Tommy Lawson : Bega [Sonic Scapes]
Artiste sonore, sound designer, performeur numérique français d’origine togolaise, Tommy Lawson est aussi producteur et curateur d’événements pour la promotion des musiques électroniques. Il développe des projets mêlant musique électronique et électroacoustique. Attaché à l’idée de transversalité́ entre les arts, il a réalisé de nombreuses musiques et bandes sons en collaboration avec les arts plastiques, le vidéo-art et la danse contemporaine. Il réalise régulièrement des balades sonores géolocalisées en direction de divers publics, afin de leur permettre de vivre une expérience sonore augmentée, en lien avec le patrimoine d’un territoire. En 2008, il a lancé « Zone Libre », une structure de création, production et de diffusion au travers laquelle il organise le Festival des arts sonores éponyme depuis 2019, entre art, science et nouvelles technologies. Il vient de finaliser son premier album « Bega [Sonic Scapes] », sorti sur le label belge Transonic, à l’occasion d’une résidence Pépinières Européennes de Création (Paris) chez Transculture (La Louvière) en novembre 2022.
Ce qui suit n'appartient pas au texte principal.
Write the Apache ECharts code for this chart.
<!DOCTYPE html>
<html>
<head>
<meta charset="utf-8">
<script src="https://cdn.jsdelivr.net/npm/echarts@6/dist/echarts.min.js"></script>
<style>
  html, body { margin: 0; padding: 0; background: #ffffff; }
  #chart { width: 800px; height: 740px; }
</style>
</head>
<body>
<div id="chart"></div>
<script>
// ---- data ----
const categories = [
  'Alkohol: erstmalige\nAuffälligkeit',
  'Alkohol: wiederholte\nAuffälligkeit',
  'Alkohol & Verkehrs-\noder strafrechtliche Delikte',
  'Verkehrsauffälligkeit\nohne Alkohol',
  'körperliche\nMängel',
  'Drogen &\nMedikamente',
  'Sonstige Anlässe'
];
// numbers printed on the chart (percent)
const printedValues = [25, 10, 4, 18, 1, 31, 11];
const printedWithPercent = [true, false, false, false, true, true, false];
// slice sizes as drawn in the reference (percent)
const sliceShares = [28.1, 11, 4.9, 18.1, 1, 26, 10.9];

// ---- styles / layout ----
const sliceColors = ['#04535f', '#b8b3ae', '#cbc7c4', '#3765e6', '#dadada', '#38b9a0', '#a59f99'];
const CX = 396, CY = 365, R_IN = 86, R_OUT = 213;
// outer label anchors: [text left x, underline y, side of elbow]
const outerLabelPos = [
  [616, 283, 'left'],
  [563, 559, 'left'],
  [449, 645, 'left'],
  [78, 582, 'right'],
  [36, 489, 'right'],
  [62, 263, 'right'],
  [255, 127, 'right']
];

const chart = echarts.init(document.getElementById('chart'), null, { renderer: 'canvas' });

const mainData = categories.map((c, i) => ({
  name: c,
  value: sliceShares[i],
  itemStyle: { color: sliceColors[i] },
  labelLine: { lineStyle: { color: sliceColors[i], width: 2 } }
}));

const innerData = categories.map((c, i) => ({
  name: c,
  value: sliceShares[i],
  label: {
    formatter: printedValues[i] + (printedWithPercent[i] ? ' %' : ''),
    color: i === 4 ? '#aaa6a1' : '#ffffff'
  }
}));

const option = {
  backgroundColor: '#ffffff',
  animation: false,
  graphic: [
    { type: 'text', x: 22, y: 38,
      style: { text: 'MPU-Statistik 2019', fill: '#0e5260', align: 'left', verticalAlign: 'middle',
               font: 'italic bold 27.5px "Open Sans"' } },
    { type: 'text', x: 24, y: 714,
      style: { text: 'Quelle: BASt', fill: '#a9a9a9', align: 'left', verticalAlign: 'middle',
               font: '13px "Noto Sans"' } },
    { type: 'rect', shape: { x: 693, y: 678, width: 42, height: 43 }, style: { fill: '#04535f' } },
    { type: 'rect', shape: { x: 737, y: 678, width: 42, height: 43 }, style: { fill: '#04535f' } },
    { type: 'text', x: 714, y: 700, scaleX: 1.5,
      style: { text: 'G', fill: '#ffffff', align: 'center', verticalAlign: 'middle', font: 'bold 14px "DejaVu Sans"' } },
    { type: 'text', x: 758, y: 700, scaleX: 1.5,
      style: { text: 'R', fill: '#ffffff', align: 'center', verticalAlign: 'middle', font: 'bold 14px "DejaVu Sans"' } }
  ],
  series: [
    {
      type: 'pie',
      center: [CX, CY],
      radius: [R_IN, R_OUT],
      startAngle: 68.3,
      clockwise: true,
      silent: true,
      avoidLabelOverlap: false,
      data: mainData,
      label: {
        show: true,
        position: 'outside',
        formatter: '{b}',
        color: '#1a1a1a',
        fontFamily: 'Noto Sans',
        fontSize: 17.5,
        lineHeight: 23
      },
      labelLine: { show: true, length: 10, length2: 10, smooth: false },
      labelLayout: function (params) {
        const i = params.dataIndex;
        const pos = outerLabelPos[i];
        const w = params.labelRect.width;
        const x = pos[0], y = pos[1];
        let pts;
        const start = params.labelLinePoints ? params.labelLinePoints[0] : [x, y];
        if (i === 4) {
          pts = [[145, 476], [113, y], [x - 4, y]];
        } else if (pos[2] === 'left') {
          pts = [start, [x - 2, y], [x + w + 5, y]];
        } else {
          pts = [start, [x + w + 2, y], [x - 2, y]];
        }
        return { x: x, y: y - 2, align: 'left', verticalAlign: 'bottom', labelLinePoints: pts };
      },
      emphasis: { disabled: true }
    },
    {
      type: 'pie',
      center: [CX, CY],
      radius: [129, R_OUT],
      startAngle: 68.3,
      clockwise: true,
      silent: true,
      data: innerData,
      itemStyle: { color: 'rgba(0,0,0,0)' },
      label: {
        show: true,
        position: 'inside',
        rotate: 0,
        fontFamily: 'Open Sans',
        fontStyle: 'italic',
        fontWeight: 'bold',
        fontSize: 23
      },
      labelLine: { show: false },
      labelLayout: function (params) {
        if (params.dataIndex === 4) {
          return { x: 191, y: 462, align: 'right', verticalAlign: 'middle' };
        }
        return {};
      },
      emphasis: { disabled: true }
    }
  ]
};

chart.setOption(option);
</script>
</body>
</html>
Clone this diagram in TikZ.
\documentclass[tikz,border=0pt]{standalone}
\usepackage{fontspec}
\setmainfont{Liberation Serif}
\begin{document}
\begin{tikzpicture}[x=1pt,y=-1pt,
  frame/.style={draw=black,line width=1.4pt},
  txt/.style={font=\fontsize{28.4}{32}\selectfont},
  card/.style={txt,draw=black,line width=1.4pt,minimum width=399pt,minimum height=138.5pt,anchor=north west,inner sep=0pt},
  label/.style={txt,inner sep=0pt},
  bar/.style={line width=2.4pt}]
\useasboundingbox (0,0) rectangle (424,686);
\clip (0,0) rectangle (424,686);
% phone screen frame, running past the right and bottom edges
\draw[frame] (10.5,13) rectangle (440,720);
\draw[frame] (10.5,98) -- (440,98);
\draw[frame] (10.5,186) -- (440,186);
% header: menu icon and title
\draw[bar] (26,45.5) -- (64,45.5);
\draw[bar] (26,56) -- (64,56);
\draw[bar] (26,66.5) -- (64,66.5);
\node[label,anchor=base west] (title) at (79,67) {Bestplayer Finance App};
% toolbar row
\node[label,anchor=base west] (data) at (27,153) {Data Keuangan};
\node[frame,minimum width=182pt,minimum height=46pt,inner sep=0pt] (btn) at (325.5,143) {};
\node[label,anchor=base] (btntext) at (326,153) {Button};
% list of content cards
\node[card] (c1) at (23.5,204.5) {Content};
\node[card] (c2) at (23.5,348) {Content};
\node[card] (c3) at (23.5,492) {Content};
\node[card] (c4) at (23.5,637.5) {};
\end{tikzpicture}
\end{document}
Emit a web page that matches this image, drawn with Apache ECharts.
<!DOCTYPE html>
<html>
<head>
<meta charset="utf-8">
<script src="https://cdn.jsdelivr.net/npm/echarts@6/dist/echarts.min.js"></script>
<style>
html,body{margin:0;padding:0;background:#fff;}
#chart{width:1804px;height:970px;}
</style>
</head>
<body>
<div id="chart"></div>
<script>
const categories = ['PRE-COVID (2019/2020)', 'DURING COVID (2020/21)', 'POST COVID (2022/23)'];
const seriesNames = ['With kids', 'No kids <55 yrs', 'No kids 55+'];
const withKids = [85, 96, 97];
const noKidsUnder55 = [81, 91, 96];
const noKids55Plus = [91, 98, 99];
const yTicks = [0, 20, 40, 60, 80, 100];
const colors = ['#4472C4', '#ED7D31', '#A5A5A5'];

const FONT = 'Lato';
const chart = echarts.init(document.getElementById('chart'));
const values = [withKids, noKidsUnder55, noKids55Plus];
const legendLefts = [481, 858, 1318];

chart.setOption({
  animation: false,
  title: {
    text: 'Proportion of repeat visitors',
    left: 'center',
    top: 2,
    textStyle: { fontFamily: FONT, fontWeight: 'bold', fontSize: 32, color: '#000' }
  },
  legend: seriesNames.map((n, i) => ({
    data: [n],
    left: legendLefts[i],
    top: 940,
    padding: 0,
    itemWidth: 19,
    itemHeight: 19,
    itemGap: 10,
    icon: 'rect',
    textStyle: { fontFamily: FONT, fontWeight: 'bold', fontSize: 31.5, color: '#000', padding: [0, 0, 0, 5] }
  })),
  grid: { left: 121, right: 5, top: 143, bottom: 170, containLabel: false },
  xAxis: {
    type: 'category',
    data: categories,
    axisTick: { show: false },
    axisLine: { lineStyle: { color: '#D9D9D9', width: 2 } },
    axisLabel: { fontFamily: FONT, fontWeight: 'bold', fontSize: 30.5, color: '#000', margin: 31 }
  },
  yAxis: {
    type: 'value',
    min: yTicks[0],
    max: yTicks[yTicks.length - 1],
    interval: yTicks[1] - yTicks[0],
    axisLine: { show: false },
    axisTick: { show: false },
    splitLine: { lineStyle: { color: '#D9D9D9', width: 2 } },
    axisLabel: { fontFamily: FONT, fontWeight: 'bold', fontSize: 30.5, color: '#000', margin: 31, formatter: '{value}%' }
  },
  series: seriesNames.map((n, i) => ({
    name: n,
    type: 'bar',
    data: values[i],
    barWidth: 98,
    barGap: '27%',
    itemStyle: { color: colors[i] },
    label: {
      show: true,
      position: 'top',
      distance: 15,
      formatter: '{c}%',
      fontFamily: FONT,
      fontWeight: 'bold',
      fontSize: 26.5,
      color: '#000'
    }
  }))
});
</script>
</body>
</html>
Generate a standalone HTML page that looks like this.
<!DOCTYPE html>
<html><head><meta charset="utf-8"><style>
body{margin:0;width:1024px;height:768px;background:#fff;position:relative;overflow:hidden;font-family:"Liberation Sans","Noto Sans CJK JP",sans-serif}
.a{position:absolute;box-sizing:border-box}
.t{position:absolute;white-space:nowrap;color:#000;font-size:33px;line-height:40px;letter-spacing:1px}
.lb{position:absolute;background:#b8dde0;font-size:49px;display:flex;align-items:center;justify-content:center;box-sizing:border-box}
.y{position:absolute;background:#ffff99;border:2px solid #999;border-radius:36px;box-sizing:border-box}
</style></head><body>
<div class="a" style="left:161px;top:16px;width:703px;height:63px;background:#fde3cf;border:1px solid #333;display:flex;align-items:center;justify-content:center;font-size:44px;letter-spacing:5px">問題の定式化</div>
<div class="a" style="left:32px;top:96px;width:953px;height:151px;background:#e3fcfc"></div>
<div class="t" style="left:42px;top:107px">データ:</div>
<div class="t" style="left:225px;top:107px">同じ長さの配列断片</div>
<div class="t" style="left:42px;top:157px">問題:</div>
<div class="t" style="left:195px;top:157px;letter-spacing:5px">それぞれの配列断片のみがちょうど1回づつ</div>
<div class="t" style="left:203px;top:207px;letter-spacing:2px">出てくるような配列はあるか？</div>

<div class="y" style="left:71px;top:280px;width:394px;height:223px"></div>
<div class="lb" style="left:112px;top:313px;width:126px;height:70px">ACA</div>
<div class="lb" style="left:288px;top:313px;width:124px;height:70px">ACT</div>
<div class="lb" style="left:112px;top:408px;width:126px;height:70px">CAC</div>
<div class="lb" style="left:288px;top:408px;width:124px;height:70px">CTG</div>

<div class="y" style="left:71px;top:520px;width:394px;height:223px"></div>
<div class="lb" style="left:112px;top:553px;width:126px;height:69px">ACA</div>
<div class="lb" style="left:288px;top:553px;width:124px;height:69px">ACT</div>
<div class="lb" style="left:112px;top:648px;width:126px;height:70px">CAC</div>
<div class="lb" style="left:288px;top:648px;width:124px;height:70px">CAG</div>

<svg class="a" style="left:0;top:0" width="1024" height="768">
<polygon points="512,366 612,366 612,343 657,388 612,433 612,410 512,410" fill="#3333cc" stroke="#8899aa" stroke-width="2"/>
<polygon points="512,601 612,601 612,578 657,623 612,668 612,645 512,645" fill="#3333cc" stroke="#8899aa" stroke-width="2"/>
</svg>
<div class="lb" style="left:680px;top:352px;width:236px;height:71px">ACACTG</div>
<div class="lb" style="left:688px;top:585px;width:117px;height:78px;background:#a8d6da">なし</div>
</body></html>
Chaque pièce de cette production sound art est un voyage d’écoute entre Bastia (Corse), Timisoara (Roumanie) et M’Hamid El Ghizlane (Maroc). Les œuvres sensibles et subtiles de l’artiste, créent un lien entre l’espace et le son qui entrent en résonance; elles poussent l’auditeur à façonner des paysages, à les écouter, les voir et sonder leurs différentes dimensions. Imprégné par chaque territoire, Tommy Lawson intègre la mise en espace du son dans la création numérique immersive afin de recomposer cet espace qui devient territoire sonore vivant. En écoutant ces saynètes de « cinéma pour les oreilles » , un agencement de mini récits et de cartes postales sonores se déclenchent dans notre imaginaire automatiquement.
Attardons-nous sur trois pièces sonores parmi les douze que contient cet album, révélatrices à la fois de l’approche contextuelle privilégiée par l’artiste, mais aussi de la diversité et de la cohérence de ce premier opus très prometteur (d’autres sorties sont annoncées par Transonic, mettant en évidence d’autres champs explorés par Tommy Lawson, dont des séquences composées pour un dispositif de réalité augmentée conçu par le concepteur/chercheur français Gaëtan Le Coarer). « Eclats Sonores 1 (Boulevard Paoli) », extrait d’une installation sonore réalisée à Bastia en 2019, emmène l’auditeur dans un mix de sons de camions, la voix des passants et les klaxons des voitures. « Polytopes (Chant des dunes) » nous transporte au Sahara marocain; on sent le vent qui embrasse les joues, un souffle très puissant plein de sable et une perspective dénudée sans être vivant. « Sonic Narratives (The Bridge) » conçu pour un parcours sonore à Timisoara (Roumanie, 2021), est rythmé par une pulsation lente et appuyée sur laquelle vient se déposer une voix féminine qui décrit l’acoustique de ce lieu empreint de mystère.
Au final, cette douzaine de voyages soniques (chacune est une microcosme) procurent une forme d’enchantement poétique; les personnes, les usages et les évènements qui en sont les protagonistes, plongent l’auditeur dans un flux d’images mentales nourries par ces captations environnementales (field recording) et ces textures électroniques soignées.
Sur la pochette élégante de « Bega [Sonic Scapes] » (à noter que, à chaque paysage sonore correspond une photo prise par Tommy Lawson sur le lieu de cet enregistrement), on peut voir une silhouette sombre qui arpente un haut mur le long de la mer. Cette image cinématique correspond bien à la démarche explorée ici, mais aussi à ces pièces à la fois ancrées dans un territoire particulier mais qui le rendent aussi nomade, invitant l’auditeur à recréer à partir de celles-ci, d’autres paysages imaginaires.